Tickets went on sale on Tuesday for flights to California from October 15 and the Asian city starting November 15, the International Consolidated Airlines Group unit said.
British Airways is due to receive the first of 12 A380s in July, with deliveries progressing through 2016. The inaugural trips may come earlier than the dates given today, depending on when preliminaries are completed, the London-based carrier said.
"A380 enthusiasts eager to be on the very first commercial services should note that dates for these will be announced once plans for training flights are completed," the carrier said.
British Airways has opted for a lower A380 seating density than some competitors as it seeks to maximise premium bookings, offering 469 seats in a four-class layout. Germany's Lufthansa operates A380s with 526 berths, while Air France's planes can accommodate 516 passengers.
Qantas currently operates 12 A380s with a further eight on order. Its superjumbos have been 450 and 484 seats. Korean Air currently has the smallest number of seats on board its A380s, with 407 seats.
BA will become the 10th A380 operator and the only new customer this year as Airbus targets 25 deliveries globally.
BA introduced a new first class cabin on its aircraft in 2010, at a time when other airlines, like Qantas, were removing first class from many of their aircraft due to lack of demand. Lufthansa announced last month it would reduce the number of long-haul planes in its fleet offering first class from 90 per cent to 75 per cent.

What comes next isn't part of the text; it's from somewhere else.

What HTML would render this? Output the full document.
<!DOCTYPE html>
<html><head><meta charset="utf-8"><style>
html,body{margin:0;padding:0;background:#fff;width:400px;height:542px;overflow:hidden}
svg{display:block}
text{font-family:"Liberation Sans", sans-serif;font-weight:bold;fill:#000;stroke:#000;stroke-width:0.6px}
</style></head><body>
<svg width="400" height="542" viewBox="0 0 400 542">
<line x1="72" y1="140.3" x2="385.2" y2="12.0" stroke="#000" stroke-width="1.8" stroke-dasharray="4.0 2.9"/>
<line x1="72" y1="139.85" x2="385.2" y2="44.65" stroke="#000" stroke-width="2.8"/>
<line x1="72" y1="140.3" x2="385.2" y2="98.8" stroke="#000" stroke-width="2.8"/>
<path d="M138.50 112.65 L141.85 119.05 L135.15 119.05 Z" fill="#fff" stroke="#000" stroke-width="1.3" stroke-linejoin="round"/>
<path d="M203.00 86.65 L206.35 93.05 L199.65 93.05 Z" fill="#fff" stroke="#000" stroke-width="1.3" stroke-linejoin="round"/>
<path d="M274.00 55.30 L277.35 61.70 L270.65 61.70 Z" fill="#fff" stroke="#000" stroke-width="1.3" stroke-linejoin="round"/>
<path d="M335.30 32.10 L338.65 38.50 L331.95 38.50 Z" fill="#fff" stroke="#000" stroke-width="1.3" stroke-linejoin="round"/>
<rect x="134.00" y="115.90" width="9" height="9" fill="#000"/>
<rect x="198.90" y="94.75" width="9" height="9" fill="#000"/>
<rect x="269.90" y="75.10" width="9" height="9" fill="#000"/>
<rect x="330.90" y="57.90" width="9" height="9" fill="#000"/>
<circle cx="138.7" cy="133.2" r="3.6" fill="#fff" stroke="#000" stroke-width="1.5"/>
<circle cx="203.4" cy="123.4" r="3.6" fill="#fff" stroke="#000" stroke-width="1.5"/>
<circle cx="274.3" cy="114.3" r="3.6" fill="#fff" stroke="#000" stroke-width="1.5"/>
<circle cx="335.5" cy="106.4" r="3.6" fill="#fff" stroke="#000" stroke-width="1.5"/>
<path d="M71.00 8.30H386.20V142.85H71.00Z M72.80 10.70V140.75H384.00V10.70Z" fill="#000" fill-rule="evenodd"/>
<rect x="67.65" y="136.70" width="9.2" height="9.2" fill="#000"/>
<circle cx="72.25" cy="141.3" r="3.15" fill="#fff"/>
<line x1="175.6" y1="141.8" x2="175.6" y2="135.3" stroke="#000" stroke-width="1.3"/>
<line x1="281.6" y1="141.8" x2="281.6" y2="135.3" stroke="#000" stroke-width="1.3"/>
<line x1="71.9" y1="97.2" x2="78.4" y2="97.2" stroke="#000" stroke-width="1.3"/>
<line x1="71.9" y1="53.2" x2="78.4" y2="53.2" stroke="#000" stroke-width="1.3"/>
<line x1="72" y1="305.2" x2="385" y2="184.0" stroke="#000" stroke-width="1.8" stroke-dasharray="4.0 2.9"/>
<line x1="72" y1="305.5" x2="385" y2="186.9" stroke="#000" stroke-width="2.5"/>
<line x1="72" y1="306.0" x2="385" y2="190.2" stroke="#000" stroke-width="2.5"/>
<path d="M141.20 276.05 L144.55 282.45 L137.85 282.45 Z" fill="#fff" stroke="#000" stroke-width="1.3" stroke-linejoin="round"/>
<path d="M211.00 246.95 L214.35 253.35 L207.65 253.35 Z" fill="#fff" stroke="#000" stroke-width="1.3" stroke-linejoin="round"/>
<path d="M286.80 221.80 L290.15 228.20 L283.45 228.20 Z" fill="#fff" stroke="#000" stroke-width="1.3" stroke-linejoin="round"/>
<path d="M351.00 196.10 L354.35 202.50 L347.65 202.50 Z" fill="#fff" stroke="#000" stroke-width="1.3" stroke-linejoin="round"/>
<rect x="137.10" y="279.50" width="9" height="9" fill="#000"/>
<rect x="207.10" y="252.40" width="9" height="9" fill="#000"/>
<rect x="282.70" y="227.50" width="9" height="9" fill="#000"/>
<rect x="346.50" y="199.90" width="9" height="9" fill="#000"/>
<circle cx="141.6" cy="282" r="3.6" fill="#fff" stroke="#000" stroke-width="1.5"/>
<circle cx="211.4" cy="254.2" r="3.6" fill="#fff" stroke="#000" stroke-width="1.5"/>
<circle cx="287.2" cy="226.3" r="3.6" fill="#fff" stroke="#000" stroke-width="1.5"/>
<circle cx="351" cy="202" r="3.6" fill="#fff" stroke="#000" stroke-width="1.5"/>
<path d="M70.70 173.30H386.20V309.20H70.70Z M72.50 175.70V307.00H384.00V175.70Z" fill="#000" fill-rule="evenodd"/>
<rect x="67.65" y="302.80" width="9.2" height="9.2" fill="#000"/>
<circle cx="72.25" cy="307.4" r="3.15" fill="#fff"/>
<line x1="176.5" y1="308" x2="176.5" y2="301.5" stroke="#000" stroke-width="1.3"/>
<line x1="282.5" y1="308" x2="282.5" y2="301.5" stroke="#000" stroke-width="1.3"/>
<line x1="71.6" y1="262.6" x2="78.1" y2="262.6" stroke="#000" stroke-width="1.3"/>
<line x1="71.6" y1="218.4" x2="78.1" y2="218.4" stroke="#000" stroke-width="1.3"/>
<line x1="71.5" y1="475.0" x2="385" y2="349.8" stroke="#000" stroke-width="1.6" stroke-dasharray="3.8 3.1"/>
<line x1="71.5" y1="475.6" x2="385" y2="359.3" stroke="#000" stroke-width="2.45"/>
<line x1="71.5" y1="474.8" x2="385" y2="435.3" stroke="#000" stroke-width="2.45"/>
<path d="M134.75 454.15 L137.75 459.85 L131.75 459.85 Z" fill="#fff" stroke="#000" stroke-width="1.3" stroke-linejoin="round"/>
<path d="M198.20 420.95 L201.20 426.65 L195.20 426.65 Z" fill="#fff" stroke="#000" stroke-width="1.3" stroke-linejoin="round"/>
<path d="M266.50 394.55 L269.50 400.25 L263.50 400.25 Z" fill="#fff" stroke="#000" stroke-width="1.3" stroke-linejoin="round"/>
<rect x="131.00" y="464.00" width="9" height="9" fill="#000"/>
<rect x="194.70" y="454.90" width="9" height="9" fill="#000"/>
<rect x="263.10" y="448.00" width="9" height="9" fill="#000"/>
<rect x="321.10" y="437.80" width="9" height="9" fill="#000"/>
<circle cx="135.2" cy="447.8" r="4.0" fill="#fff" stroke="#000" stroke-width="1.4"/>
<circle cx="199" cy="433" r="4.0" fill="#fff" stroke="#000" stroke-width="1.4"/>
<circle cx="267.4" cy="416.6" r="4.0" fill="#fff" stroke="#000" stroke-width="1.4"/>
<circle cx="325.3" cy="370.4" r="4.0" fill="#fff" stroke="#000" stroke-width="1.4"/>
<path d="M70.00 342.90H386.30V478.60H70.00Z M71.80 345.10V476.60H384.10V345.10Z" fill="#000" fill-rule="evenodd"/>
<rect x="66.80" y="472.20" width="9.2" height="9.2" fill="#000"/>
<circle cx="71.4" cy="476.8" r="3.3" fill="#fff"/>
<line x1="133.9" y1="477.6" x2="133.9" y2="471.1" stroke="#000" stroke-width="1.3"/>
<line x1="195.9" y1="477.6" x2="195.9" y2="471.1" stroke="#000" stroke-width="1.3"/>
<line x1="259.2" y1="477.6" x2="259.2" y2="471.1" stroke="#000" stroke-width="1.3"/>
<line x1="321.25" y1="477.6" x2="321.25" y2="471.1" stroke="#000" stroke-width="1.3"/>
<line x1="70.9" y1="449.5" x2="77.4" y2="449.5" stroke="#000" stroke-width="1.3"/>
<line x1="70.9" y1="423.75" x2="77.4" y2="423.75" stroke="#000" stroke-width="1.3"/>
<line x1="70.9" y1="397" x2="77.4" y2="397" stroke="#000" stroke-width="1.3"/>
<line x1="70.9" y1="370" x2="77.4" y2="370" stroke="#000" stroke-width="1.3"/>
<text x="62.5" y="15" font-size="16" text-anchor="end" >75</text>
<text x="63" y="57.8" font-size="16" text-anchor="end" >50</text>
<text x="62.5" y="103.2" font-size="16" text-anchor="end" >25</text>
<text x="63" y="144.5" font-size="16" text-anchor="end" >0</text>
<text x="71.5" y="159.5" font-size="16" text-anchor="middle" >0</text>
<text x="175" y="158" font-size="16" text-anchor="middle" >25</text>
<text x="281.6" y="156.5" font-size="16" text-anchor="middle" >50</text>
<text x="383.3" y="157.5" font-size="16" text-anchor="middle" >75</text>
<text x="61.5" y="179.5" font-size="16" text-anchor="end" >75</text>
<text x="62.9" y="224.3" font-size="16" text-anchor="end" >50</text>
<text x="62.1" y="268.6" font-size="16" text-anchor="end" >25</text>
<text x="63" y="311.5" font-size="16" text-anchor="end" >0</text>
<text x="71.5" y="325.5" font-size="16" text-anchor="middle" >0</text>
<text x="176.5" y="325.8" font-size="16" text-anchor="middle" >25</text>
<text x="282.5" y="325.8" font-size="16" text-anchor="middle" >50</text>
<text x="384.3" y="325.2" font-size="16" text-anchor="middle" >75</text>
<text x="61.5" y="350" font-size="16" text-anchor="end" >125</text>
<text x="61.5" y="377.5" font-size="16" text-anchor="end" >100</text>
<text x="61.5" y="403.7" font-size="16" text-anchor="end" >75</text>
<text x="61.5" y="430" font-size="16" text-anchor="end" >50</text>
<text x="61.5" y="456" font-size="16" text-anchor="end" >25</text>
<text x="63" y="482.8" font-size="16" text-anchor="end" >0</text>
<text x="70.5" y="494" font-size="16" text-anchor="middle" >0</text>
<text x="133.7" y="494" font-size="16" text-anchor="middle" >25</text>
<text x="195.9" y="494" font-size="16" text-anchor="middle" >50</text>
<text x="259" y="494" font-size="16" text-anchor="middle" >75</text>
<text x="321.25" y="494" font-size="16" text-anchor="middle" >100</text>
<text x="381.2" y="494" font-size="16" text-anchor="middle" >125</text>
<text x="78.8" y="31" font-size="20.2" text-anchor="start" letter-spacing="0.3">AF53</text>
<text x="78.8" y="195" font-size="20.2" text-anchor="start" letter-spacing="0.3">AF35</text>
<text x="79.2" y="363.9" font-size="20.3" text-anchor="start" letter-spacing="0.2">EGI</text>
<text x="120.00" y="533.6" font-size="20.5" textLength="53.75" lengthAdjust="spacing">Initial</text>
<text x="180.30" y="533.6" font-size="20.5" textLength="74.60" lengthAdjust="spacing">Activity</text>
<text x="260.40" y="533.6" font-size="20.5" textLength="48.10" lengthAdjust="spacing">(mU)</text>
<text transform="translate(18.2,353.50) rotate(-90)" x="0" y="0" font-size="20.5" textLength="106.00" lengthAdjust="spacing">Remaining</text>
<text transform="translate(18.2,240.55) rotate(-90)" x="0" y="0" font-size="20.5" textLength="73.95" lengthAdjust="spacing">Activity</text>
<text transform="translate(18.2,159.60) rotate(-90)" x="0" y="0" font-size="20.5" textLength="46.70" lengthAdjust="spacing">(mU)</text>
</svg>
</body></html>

BA currently operates 112 long-haul planes, 90 of them with first class cabins (approximately 80 per cent of the airline's long-haul fleet).
International Consolidated Airlines Group, BA's parent company, said today that passenger traffic -- or the number of people carried times the distance flown - fell 2.4 per cent last month as workers at Spanish unit Iberia staged a five-day strike aimed at averting more than 3000 job cuts.
Traffic at Madrid-based Iberia slumped 21 per cent, compared with a year earlier, contrasting with a 5.3 per cent advance at British Airways. Economy-class travel declined 2.9 per cent overall, while premium bookings gained 0.2 per cent.